▶ _SUPPLIED MATERIAL_:
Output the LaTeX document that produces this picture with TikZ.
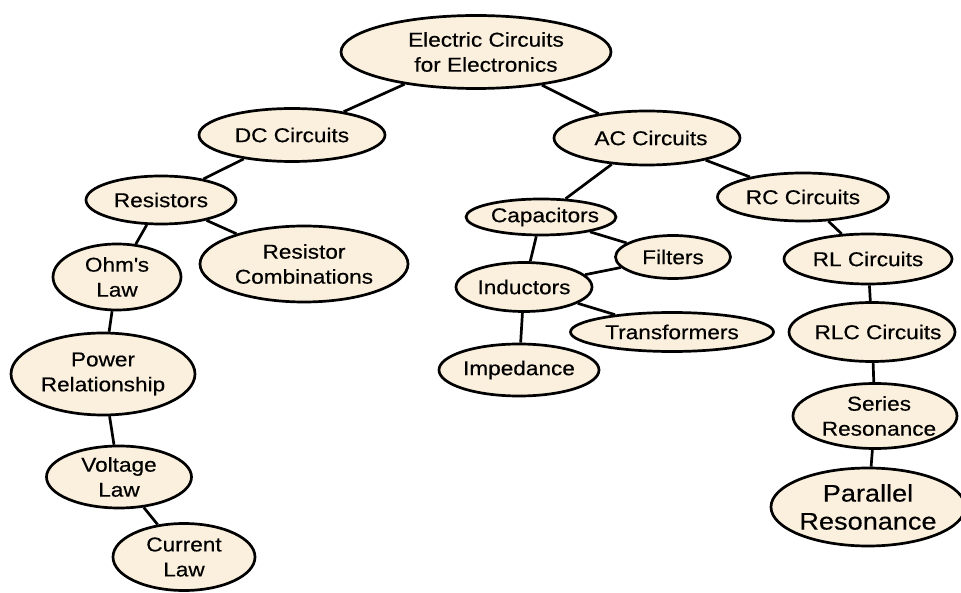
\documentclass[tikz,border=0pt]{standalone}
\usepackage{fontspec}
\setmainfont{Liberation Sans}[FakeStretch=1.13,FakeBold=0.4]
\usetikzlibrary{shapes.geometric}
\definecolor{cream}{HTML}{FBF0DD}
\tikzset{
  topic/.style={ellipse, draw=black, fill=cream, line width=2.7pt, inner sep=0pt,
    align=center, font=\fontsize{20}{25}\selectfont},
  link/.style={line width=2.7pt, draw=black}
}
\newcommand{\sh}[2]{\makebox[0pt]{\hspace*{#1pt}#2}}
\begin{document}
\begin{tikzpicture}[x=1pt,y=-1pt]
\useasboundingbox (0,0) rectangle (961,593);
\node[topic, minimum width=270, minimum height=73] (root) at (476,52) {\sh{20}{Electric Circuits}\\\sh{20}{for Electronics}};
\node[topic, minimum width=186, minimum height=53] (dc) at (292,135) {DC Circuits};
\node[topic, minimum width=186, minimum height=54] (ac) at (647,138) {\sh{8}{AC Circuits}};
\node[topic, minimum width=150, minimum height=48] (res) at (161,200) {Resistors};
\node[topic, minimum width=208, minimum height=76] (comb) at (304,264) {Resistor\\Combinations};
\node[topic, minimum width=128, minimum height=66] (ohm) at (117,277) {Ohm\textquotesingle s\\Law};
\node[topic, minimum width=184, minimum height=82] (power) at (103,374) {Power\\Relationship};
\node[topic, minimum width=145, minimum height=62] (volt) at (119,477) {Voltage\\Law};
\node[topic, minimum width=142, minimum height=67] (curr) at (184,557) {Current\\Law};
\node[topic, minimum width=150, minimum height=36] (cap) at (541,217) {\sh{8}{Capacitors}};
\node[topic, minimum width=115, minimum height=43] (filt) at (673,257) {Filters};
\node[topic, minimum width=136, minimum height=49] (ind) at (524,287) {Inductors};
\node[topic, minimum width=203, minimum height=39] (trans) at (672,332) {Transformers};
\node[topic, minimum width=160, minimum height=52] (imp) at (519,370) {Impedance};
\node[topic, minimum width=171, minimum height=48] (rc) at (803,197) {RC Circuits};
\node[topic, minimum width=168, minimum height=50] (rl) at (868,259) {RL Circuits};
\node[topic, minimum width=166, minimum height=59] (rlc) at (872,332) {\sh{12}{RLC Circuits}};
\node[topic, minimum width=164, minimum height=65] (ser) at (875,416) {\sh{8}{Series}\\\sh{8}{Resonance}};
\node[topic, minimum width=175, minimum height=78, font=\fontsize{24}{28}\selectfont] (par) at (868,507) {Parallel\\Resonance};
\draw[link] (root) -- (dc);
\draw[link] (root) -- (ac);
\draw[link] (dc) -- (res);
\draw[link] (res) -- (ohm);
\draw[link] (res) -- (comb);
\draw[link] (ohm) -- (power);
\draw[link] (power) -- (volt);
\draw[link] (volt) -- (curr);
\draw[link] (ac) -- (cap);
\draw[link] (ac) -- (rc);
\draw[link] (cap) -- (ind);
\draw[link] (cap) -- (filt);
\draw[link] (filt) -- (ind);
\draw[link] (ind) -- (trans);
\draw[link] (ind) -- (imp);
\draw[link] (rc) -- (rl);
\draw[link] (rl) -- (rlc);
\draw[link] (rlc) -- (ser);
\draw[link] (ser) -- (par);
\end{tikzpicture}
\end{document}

▶ _STATED EXERCISE_: Write out the listing word for word, omitting the pictures it holds.

▶ _RESULT OF THIS TASK_:
Output the LaTeX document that produces this picture with TikZ.
\documentclass[tikz,border=0pt]{standalone}
\usepackage{fontspec}
\setmainfont{Liberation Sans}[FakeStretch=1.13,FakeBold=0.4]
\usetikzlibrary{shapes.geometric}
\definecolor{cream}{HTML}{FBF0DD}
\tikzset{
  topic/.style={ellipse, draw=black, fill=cream, line width=2.7pt, inner sep=0pt,
    align=center, font=\fontsize{20}{25}\selectfont},
  link/.style={line width=2.7pt, draw=black}
}
\newcommand{\sh}[2]{\makebox[0pt]{\hspace*{#1pt}#2}}
\begin{document}
\begin{tikzpicture}[x=1pt,y=-1pt]
\useasboundingbox (0,0) rectangle (961,593);
\node[topic, minimum width=270, minimum height=73] (root) at (476,52) {\sh{20}{Electric Circuits}\\\sh{20}{for Electronics}};
\node[topic, minimum width=186, minimum height=53] (dc) at (292,135) {DC Circuits};
\node[topic, minimum width=186, minimum height=54] (ac) at (647,138) {\sh{8}{AC Circuits}};
\node[topic, minimum width=150, minimum height=48] (res) at (161,200) {Resistors};
\node[topic, minimum width=208, minimum height=76] (comb) at (304,264) {Resistor\\Combinations};
\node[topic, minimum width=128, minimum height=66] (ohm) at (117,277) {Ohm\textquotesingle s\\Law};
\node[topic, minimum width=184, minimum height=82] (power) at (103,374) {Power\\Relationship};
\node[topic, minimum width=145, minimum height=62] (volt) at (119,477) {Voltage\\Law};
\node[topic, minimum width=142, minimum height=67] (curr) at (184,557) {Current\\Law};
\node[topic, minimum width=150, minimum height=36] (cap) at (541,217) {\sh{8}{Capacitors}};
\node[topic, minimum width=115, minimum height=43] (filt) at (673,257) {Filters};
\node[topic, minimum width=136, minimum height=49] (ind) at (524,287) {Inductors};
\node[topic, minimum width=203, minimum height=39] (trans) at (672,332) {Transformers};
\node[topic, minimum width=160, minimum height=52] (imp) at (519,370) {Impedance};
\node[topic, minimum width=171, minimum height=48] (rc) at (803,197) {RC Circuits};
\node[topic, minimum width=168, minimum height=50] (rl) at (868,259) {RL Circuits};
\node[topic, minimum width=166, minimum height=59] (rlc) at (872,332) {\sh{12}{RLC Circuits}};
\node[topic, minimum width=164, minimum height=65] (ser) at (875,416) {\sh{8}{Series}\\\sh{8}{Resonance}};
\node[topic, minimum width=175, minimum height=78, font=\fontsize{24}{28}\selectfont] (par) at (868,507) {Parallel\\Resonance};
\draw[link] (root) -- (dc);
\draw[link] (root) -- (ac);
\draw[link] (dc) -- (res);
\draw[link] (res) -- (ohm);
\draw[link] (res) -- (comb);
\draw[link] (ohm) -- (power);
\draw[link] (power) -- (volt);
\draw[link] (volt) -- (curr);
\draw[link] (ac) -- (cap);
\draw[link] (ac) -- (rc);
\draw[link] (cap) -- (ind);
\draw[link] (cap) -- (filt);
\draw[link] (filt) -- (ind);
\draw[link] (ind) -- (trans);
\draw[link] (ind) -- (imp);
\draw[link] (rc) -- (rl);
\draw[link] (rl) -- (rlc);
\draw[link] (rlc) -- (ser);
\draw[link] (ser) -- (par);
\end{tikzpicture}
\end{document}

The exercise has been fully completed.